Four Travel Classics About Mexico

Fanny Calderón de la Barca’s Life in Mexico (1843)

There are four books written by foreigners over a hundred year period about their encounters with Mexico. They are all beautifully written classics of the travel genre. I present them below by order of publication.

Life in Mexico (1843)

Frances Erskine Inglis was a Scotswoman, herself of noble birth, who married the first Spanish ambassador to Mexico and became the 1st Marquise of Calderón de la Barca. She traveled extensively throughout the Republic and became enamored of the people and their culture. Even now her book is a delight to read and a major influence on writers who followed.

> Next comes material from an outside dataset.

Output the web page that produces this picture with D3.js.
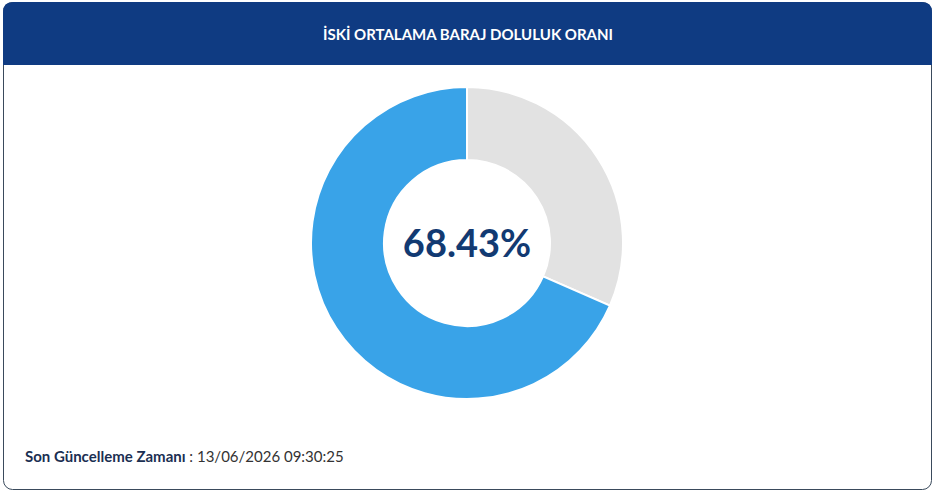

Charles Macomb Flandrau’s Viva Mexico! (1908)

Viva Mexico! (1908)

Next is a book of essays by an American author and essayist named Charles Macomb Flandrau. After a visit to a Mexican coffee plantation run by his brother William, Flandrau wrote Viva Mexico! about Mexico under the rule of dictator Porfirio Díaz who ruled for most of the years between 1876 and 1911. (He is famous for the following quote: “Poor Mexico! So far from God and so close to the United States!) Flandrau’s book is still quite readable today.

D. H. Lawrence’s Mornings in Mexico (1927)

Mornings in Mexico (1927)

British novelist D. H. Lawrence has a mixed record when it comes to Mexico. His travel essays in Mornings in Mexico are among his best nonfiction, while his bloated novel The Plumed Serpent, written the previous year, is one of his worst works, showing no understanding of Mexican Indio culture.

Sybille Bedford’s A Visit to Don Otavio (1953)

A Visit to Don Otavio: A Mexican Journey (1953)

Finally, there is German/British writer Sybille Bedford’s account of a year spent in Mexico, mostly around Lake Chapala, just south of Guadalajara. The Don Otavio of the title is a charming Criollo host who makes the stay of Sybille and her companion at their lakeside estate an idyl. Whenever Sybille attempts to travel to most other destinations (including Acapulco, Mazatlan, Puebla, Mexico City, and Oaxaca), she runs into difficulties. Don Otavio’s estate is like a refuge in a country where travel (at least in the 1940s) was problematical at best.

Interestingly, Bedford is aware of and discusses the other three books mentioned above.